If you’ve not yet started trading CFDs, the learning curve can be steep – especially if you start out losing money. CFDs are one of those instruments that are so unpredictable and so bulky that more trades than not will turn out to be unworkable. Even with the best logic in the world, calling the markets is in no way an easy task, and when a couple of points represents the difference between a clear profit and loss in a trade, the issue becomes how effectively losing trades can be mitigated while profitable trades are maximised. In effect, most CFD traders should strive to milk winning trades for every penny, while cutting out losing trades as quickly as possible to protect capital, in the hope that an aggregate profit can be delivered over time.

How CFDs Are Priced

CFD pricing is something that can vary from broker to broker . Understanding whether you’re getting a good deal isn’t easy, but knowing that there is sufficient transparency in the way prices are computed can at least offer some peace of mind, and for the most part that is the case with CFD trading. CFD prices track the base market, or the futures market depending on the circumstances, to give a roughly proximate link to ‘real world’ underlying prices. However, the CFD broker will usually also factor in a ‘fair value’ discretionary component, whereby the price can by weighted to even out anomalies in the underling market value.

What Determines CFD Pricing?

This then transpires to suggest that CFD pricing is determined by the underlying market for the particular asset or index concerned. The fair value component serves to act as a correcting mechanism through which the broker can compensate for factors not weighted in by the markets, effectively designed to serve as a handicap to the trader against dealing in the cash market directly. So, if the broker has reason to believe a position will rise, it might adjust the price of the CFD upwards relative to the underlying or futures market to account for this increased probability of outcome.

How Are CFDs Charged?

CFDs are charged by brokers in two main ways. Firstly, commission is set as a percentage of the total transaction size on both the opening and closing of each position. Expressed as a percentage, usually around 0.2% on each end of the transaction, the commission portion is charged on the total size of the position, although still remains proportionately lower than the fees charged in other areas of the brokerage sector. The second main way in which CFDs are charged is indirectly, as a result of overnight financing charges on leveraged positions. This is applied at usually around 0.03% on a daily basis, at the close of the market each day, and is notionally a charge to fund the leveraged portion of the trade.

Conclusion

CFDs can be invested for the long-term, or traded for the short term, although the latter is arguably a far easier goal to accomplish successfully because of the pricing structure of CFD financing. Trading CFDs over the course of one day is always a balancing act, and demands trades with the capacity for wider and more consistent price swings than the norm.
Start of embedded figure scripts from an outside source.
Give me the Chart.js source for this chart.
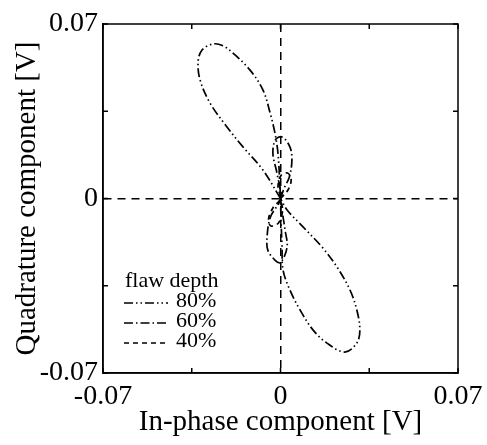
<!DOCTYPE html>
<html>
<head>
<meta charset="utf-8">
<title>Flaw depth - impedance plane</title>
<script src="https://cdn.jsdelivr.net/npm/chart.js@4.4.0/dist/chart.umd.min.js"></script>
<style>
  html, body { margin: 0; padding: 0; background: #fff; }
  #wrap { width: 487px; height: 445px; }
</style>
</head>
<body>
<div id="wrap"><canvas id="lissajous" width="487" height="445"></canvas></div>
<script>
"use strict";

// Signal traces (volts), in drawing order
const depth80X = [0, -0.0069, -0.0148, -0.0211, -0.0278, -0.0317, -0.0325, -0.031, -0.0266, -0.0225, -0.0187, -0.012, -0.0069, -0.0041, -0.0022, -0.001, -0.0002,
  0, 0.0002, 0.0006, 0.001, 0.0037, 0.0077, 0.0128, 0.0183, 0.0254, 0.0301, 0.0313, 0.0301, 0.0274, 0.0223, 0.0164, 0.0089, 0.0026, 0];
const depth80Y = [0, 0.0114, 0.0207, 0.0287, 0.0383, 0.0475, 0.0547, 0.0595, 0.062, 0.0612, 0.0583, 0.0515, 0.0435, 0.0343, 0.0263, 0.0182, 0.0046,
  0, -0.0086, -0.0187, -0.0287, -0.0367, -0.0447, -0.0527, -0.058, -0.0616, -0.058, -0.0527, -0.0447, -0.0367, -0.0275, -0.0195, -0.0114, -0.0046, 0];

const depth60X = [0, 0.0016, 0.0035, 0.0045, 0.0037, 0.0006, -0.002, -0.003, -0.0014, 0, -0.004, -0.0053, -0.005, -0.0022, 0, 0.0026, 0.0018, 0.0006, 0];
const depth60Y = [0, 0.0045, 0.0086, 0.0154, 0.0207, 0.0247, 0.0235, 0.018, 0.0102, 0, -0.0075, -0.0154, -0.0207, -0.0247, -0.0257, -0.0195, -0.0127, -0.0046, 0];

const depth40X = [0, 0.003, 0.0042, 0.0028, 0.0002, -0.001, 0, -0.003, -0.0047, -0.0038, -0.0008, 0.0008, 0];
const depth40Y = [0, 0.0035, 0.0075, 0.0102, 0.0092, 0.0045, 0, -0.0038, -0.0082, -0.011, -0.0098, -0.005, 0];

const seriesLabels = ["80%", "60%", "40%"];
const legendTitle = "flaw depth";

const axisMin = -0.07;
const axisMax = 0.07;
const tickStep = 0.035;
const labeledTicks = [-0.07, 0, 0.07];

const serif = "'Liberation Serif', 'DejaVu Serif', serif";

function toPoints(xs, ys) {
  return xs.map(function (x, i) {
    return { x: x, y: ys[i] };
  });
}

function tickLabel(value) {
  for (let i = 0; i < labeledTicks.length; i++) {
    if (Math.abs(value - labeledTicks[i]) < 1e-9) {
      return labeledTicks[i] === 0 ? "0" : labeledTicks[i].toFixed(2);
    }
  }
  return "";
}

// only the zero line is drawn across the plot (dashed)
function zeroLine(ctx) {
  return ctx.tick && Math.abs(ctx.tick.value) < 1e-9 ? "#000" : "rgba(0,0,0,0)";
}

// box around the plot, inward tick marks and the legend
const framePlugin = {
  id: "frame",
  afterDraw: function (chart) {
    const ctx = chart.ctx;
    const area = chart.chartArea;
    const sx = chart.scales.x;
    const sy = chart.scales.y;
    const tick = 5;

    ctx.save();
    ctx.strokeStyle = "#000";
    ctx.lineWidth = 1.5;
    ctx.setLineDash([]);
    ctx.strokeRect(area.left, area.top, area.right - area.left, area.bottom - area.top);

    ctx.beginPath();
    sx.ticks.forEach(function (t) {
      const px = sx.getPixelForValue(t.value);
      ctx.moveTo(px, area.top);
      ctx.lineTo(px, area.top + tick);
      ctx.moveTo(px, area.bottom);
      ctx.lineTo(px, area.bottom - tick);
    });
    sy.ticks.forEach(function (t) {
      const py = sy.getPixelForValue(t.value);
      ctx.moveTo(area.left, py);
      ctx.lineTo(area.left + tick, py);
      ctx.moveTo(area.right, py);
      ctx.lineTo(area.right - tick, py);
    });
    ctx.stroke();

    // legend
    const lx = area.left + 21;
    const ly = area.top + 257;
    ctx.fillStyle = "#000";
    ctx.textBaseline = "middle";
    ctx.font = "22px " + serif;
    ctx.fillText(legendTitle, lx + 1, ly);
    chart.data.datasets.forEach(function (ds, i) {
      const y = ly + 22 + i * 20;
      ctx.beginPath();
      ctx.lineWidth = ds.borderWidth;
      ctx.setLineDash(ds.borderDash);
      ctx.moveTo(lx, y);
      ctx.lineTo(lx + 44, y);
      ctx.stroke();
      ctx.setLineDash([]);
      ctx.fillText(ds.label, lx + 52, y - 2);
    });
    ctx.restore();
  }
};

const dashStyles = [
  [9, 3, 1.5, 3, 1.5, 3],
  [9, 3, 1.5, 3],
  [5, 4]
];
const traces = [
  toPoints(depth80X, depth80Y),
  toPoints(depth60X, depth60Y),
  toPoints(depth40X, depth40Y)
];

const datasets = traces.map(function (pts, i) {
  return {
    label: seriesLabels[i],
    data: pts,
    showLine: true,
    fill: false,
    borderColor: "#000",
    borderWidth: 1.7,
    borderDash: dashStyles[i],
    pointRadius: 0,
    tension: 0.35
  };
});

function axisOptions(titleText, isX) {
  return {
    type: "linear",
    min: axisMin,
    max: axisMax,
    afterFit: function (scale) {
      if (isX) {
        scale.height = 72;
      } else {
        scale.width = 103;
      }
      // end labels may hang over the plot edges; don't shrink the plot for them
      scale.paddingLeft = 0;
      scale.paddingRight = 0;
      scale.paddingTop = 0;
      scale.paddingBottom = 0;
    },
    ticks: {
      stepSize: tickStep,
      autoSkip: false,
      maxRotation: 0,
      padding: isX ? 7 : 5,
      color: "#000",
      font: { family: serif, size: 28 },
      callback: tickLabel
    },
    grid: {
      color: zeroLine,
      lineWidth: 1.5,
      drawTicks: false
    },
    border: {
      display: true,
      color: "#000",
      width: 1.5,
      dash: [8, 6]
    },
    title: {
      display: true,
      text: titleText,
      color: "#000",
      font: { family: serif, size: 29 },
      padding: isX ? { top: 0, bottom: 5 } : { top: 10, bottom: 0 }
    }
  };
}

new Chart(document.getElementById("lissajous"), {
  type: "scatter",
  data: { datasets: datasets },
  options: {
    responsive: false,
    animation: false,
    layout: { padding: { top: 24, right: 29, bottom: 0, left: 0 } },
    plugins: {
      legend: { display: false },
      tooltip: { enabled: false }
    },
    scales: {
      x: axisOptions("In-phase component [V]", true),
      y: axisOptions("Quadrature component [V]", false)
    }
  },
  plugins: [framePlugin]
});
</script>
</body>
</html>
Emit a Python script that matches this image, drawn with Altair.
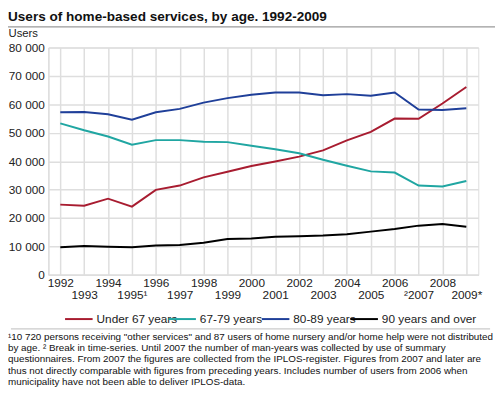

These price swings themselves will be dictated by a number of external factors, as part of the role of the market in facilitating CFD trading. Both in terms of providing an exchange for buyers and sellers to do their business and in performing its function as price setter, the market is central to everything financial and that’s no less true with CFDs. Understanding how the market works, how other traders shape its outcomes and how you can learn to better forecast those outcomes is the Holy Grail of successful investing, and those that dedicate the time, resources and energy into becoming true experts in these areas will forever stand the best chance of trading Contracts For Difference profitably.

CFDs trading can be highly profitable, but assuming they’re an easy route to financial freedom is incorrect. By using them in a rationed, reasoned way to trade logical, research-backed positions in markets you know inside out, you can optimise your chances of deliver a long-term return on your capital.